MY KOLKATA EDUGRAPH
ADVERTISEMENT
regular-article-logo Friday, 22 November 2024

'Damper' on TMC's Lok Sabha victory as BJP gains in Mamata's Bhabanipur Assembly seat

Bhabanipur and Rashbehari are two of the Assembly segments in Kolkata Dakshin (the other five being Ballygunge, Behala Purba, Behala Paschim, Kolkata Port, and Kasba) in which Mamata’s party finds itself trailing to the BJP this time, despite having won all seven in 2021

Saibal Gupta, Meghdeep Bhattacharyya Calcutta Published 10.06.24, 11:48 AM
Mamata Banerjee.

Mamata Banerjee. File picture

The BJP has drastically narrowed the gap with Trinamool Congress in the Bhabanipur segment, represented by chief minister Mamata Banerjee in the Assembly, by over 50,000 votes in this general election for the Kolkata Dakshin seat.

Trinamool's lead in this Assembly segment was a mere 8,297 votes.

ADVERTISEMENT

Booth-wise data from the Election Commission of India reveals that the BJP led from 149 of the 269 booths in the Assembly segment, and five of the eight Kolkata Municipal Corporation wards under the Assembly segment.

In the September 2021 bypolls, Mamata won the Bhabanipur Assembly seat by a record margin of 58,832 votes, securing nearly 72 per cent of the vote share. Mamata had led in all eight wards.

The five wards the BJP leads in are 63 (parts of Chowringhee, Taltala, Park Street, Shakespeare Sarani, the Maidan and Hastings), 70 (Jadu Babu’s Bazaar), 71 (Bhowanipore), 72 (Chakraberia, Padmapukur, and Bakulbagan), and 74 (Alipore). They are five of the 45 from the city’s 144 wards — spread over several Lok Sabha seats — in which the BJP secured leads this time, skyrocketing from the three wards that it won in the civic polls of 2021.

The three Trinamool-led wards of the diverse, cosmopolitan constituency are 73 (parts of Bhowanipore, Patuapara and Kalighat), 77 (parts of Kidderpore), and 82 (Chetla). Incidentally, 73 is represented in the Corporation by Mamata’s sister-in-law Kajari Banerjee, while 82 is the ward of mayor and urban development minister Firhad Hakim.

“Anything to do with Bhabanipur and Kolkata Dakshin is a matter of prestige for us. Both are home to Didi (Mamata) and (her heir-apparent) Abhishek (Banerjee). She has been the Bhabanipur MLA since 2011, and was a six-term Kolkata Dakshin MP since 1991,” said one of Trinamool’s Kolkata Dakshin backroom boys, who admitted to being astounded by the Bhabanipur results.

“We will surely turn this around by the next Assembly election. But this was a damper,” he added.

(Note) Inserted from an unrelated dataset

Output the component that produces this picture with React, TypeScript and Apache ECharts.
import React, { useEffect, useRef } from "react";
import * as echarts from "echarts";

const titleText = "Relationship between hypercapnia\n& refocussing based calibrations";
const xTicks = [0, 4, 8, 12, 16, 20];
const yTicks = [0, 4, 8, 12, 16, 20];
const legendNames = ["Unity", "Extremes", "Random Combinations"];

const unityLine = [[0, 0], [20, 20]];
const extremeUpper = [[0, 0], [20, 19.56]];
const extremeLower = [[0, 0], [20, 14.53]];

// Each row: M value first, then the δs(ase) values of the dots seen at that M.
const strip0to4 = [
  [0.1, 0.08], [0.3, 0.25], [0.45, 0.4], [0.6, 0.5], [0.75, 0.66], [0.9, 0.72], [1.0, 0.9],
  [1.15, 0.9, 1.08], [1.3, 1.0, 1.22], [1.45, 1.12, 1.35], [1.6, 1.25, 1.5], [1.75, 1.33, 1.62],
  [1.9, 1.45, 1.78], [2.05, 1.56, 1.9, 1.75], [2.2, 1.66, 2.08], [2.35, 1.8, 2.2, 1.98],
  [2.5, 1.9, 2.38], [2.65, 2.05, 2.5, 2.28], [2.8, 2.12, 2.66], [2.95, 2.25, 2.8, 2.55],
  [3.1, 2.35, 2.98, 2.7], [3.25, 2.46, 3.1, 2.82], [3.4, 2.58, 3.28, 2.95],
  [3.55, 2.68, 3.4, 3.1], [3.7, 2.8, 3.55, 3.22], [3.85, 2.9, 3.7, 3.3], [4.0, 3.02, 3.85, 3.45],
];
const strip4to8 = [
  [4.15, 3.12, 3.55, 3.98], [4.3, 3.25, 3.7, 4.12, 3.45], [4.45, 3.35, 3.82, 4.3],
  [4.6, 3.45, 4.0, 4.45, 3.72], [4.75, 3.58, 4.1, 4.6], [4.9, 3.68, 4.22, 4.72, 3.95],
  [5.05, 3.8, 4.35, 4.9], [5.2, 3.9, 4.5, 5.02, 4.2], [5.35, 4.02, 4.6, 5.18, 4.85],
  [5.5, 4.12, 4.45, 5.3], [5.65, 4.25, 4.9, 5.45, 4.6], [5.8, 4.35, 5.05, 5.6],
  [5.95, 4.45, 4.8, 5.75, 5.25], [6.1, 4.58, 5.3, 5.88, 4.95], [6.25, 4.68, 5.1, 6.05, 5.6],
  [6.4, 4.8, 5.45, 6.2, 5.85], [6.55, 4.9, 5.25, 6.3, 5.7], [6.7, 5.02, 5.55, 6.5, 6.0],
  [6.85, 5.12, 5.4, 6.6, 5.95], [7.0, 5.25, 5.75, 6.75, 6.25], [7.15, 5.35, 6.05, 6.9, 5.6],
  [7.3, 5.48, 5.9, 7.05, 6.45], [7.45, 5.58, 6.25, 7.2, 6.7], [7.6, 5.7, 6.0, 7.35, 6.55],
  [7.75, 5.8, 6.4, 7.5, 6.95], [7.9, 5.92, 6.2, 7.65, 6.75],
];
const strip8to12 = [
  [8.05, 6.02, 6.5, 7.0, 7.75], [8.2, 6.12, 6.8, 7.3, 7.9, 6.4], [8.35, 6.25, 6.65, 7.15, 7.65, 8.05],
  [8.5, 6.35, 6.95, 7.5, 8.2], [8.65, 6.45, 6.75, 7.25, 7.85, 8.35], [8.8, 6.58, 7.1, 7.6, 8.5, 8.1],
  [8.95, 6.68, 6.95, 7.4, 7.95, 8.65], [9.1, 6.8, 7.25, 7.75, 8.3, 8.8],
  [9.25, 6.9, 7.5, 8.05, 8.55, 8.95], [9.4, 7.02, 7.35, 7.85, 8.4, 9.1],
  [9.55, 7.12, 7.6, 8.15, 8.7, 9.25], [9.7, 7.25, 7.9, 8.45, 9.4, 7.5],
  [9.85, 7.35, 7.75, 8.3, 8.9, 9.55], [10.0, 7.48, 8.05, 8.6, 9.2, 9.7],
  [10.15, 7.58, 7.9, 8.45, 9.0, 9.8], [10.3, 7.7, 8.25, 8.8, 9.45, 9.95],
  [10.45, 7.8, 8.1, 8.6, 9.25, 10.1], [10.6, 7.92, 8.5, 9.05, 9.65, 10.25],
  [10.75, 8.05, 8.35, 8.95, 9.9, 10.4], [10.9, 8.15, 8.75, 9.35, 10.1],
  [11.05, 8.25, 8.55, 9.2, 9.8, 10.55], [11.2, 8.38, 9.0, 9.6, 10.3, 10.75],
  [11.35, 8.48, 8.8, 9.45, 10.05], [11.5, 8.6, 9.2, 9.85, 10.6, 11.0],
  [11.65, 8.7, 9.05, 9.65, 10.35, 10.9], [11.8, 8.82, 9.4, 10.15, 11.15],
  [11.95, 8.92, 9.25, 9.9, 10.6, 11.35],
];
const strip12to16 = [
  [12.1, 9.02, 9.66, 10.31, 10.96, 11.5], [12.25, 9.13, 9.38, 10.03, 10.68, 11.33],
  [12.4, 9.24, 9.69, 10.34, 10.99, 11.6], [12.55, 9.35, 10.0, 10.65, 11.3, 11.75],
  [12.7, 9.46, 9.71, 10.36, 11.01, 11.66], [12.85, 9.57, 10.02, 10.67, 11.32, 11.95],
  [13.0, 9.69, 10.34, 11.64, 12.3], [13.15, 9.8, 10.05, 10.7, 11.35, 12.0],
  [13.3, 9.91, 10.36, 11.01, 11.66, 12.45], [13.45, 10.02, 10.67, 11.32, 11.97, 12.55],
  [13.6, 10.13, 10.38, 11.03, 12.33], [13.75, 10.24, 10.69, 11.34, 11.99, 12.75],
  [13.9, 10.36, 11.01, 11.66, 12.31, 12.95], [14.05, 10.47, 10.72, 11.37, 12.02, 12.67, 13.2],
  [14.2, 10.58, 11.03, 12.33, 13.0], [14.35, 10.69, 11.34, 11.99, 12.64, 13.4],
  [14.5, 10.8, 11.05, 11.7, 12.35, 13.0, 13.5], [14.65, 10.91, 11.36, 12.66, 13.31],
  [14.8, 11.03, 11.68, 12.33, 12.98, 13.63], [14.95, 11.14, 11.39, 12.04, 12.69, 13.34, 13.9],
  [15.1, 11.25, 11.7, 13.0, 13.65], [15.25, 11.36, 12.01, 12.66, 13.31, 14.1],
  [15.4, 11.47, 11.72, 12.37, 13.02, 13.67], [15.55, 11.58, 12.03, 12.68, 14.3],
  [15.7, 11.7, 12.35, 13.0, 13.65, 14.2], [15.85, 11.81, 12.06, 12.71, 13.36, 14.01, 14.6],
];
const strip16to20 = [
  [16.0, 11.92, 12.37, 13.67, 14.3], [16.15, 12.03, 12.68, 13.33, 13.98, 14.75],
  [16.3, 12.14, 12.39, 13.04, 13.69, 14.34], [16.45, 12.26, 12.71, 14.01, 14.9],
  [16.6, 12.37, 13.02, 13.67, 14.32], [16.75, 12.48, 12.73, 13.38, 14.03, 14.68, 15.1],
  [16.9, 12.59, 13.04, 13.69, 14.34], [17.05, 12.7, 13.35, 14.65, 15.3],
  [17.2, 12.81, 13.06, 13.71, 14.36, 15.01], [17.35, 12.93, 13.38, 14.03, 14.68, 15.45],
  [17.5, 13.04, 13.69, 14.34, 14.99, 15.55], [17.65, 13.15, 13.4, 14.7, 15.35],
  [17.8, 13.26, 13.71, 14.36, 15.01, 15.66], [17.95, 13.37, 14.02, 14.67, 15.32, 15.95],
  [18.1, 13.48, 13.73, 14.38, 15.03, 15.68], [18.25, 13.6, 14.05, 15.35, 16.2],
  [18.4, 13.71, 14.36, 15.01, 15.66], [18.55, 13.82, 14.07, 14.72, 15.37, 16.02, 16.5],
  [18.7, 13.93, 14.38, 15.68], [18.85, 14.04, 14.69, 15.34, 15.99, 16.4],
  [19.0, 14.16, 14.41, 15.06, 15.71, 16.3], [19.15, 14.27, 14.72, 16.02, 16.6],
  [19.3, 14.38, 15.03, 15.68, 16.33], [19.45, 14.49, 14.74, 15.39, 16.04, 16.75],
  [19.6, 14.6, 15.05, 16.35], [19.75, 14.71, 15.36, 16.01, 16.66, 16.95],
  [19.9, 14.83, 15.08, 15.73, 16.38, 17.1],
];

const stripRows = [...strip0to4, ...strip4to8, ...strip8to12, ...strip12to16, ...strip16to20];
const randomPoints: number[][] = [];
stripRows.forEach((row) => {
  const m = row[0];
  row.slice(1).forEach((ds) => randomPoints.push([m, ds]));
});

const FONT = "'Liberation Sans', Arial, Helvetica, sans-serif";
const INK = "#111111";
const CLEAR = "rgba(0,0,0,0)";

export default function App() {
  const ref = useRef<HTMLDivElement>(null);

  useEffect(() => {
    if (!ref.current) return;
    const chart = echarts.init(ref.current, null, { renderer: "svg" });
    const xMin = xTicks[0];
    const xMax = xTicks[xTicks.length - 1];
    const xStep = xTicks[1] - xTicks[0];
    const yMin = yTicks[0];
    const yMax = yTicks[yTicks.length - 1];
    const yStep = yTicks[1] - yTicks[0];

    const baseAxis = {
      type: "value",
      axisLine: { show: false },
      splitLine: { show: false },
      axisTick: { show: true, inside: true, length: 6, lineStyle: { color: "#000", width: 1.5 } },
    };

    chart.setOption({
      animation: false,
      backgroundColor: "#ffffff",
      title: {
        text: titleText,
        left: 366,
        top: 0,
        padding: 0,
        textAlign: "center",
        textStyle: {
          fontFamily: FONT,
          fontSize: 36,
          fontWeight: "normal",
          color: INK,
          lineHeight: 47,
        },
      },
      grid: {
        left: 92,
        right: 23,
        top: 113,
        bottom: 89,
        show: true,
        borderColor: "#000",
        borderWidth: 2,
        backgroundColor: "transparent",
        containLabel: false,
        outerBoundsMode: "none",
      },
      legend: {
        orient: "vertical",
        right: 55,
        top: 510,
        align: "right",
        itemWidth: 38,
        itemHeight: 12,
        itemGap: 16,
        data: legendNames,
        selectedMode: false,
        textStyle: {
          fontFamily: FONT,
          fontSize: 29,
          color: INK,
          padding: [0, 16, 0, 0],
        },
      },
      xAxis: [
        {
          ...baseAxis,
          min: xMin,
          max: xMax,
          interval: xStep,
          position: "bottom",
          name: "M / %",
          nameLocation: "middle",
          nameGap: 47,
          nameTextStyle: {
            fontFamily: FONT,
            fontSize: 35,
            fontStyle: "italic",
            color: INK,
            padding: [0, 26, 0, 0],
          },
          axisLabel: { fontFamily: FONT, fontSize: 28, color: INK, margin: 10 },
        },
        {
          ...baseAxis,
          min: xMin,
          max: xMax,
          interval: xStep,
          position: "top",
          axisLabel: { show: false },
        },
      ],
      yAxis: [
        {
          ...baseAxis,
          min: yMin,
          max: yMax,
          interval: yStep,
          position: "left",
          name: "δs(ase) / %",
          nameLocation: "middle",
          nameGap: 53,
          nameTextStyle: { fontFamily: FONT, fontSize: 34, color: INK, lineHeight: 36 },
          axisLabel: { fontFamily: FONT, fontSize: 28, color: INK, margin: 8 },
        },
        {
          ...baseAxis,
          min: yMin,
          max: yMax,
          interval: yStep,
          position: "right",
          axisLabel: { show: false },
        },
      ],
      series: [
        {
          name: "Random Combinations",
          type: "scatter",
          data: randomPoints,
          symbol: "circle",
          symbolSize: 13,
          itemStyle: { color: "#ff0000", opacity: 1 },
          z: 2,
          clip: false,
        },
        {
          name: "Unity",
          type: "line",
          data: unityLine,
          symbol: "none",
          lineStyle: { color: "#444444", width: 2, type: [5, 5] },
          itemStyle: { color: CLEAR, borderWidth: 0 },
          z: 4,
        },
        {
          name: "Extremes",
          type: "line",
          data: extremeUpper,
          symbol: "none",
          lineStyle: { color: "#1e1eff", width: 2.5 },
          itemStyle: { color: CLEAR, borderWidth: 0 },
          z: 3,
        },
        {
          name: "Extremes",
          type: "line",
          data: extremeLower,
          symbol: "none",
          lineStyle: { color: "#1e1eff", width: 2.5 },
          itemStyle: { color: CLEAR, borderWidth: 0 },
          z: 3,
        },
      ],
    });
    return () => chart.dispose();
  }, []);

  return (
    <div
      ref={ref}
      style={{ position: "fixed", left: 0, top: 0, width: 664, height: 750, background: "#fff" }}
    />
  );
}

Bhabanipur and Rashbehari — represented in the Assembly by Trinamool’s south Calcutta organisational district unit chief Debasish Kumar — are two of the Assembly segments in Kolkata Dakshin (the other five being Ballygunge, Behala Purba, Behala Paschim, Kolkata Port, and Kasba) in which Mamata’s party finds itself trailing to the BJP this time, despite having won all seven in 2021.

Overall, Trinamool’s lead in Assembly segments went down to 192 this general election, from 215 in 2021, and that of the BJP went up to 90 from 77. This is in stark contrast to the final Lok Sabha outcome, in which Trinamool bagged 29 seats, including all five in and around Calcutta, compared to the BJP’s 12.

“This is a statewide trend. In all urban, semi-urban, peri-urban centres, voters have reposed faith in Narendra Modi and his party.... Those who are better off and more aware tend to side with the BJP,” said the BJP’s Ward 50 councillor Sajal Ghosh.

This time, Trinamool’s incumbent MP Mala Roy received 62,461 votes from Bhabanipur, 20,802 less than the September 2021 bypoll. BJP candidate Debasree Chaudhuri nearly doubled the September 2021 tally, to secure 54,164.

Nearly one out of every two Bhabanipur electors is a non-Bengali. The constituency has large numbers of Punjabis, Gujaratis, Biharis, Marathis, Odiyas, Marwaris, and people from Uttar Pradesh, besides some from Tamil Nadu, Kerala, and Andhra Pradesh. The socio-economically diverse constituency has around 80 per cent non-Muslim votes, with Hindus, Sikhs, and Jains in large numbers.

“A chunk of non-Bengali, non-Muslim voters backed the BJP in the Lok Sabha election. This may not happen in the Assembly or civic polls,” said a political observer.

Trinamool leader Kunal Ghosh said the factors of the general election wouldn’t remain relevant in the civic or Assembly elections, and the party would regain dominance there.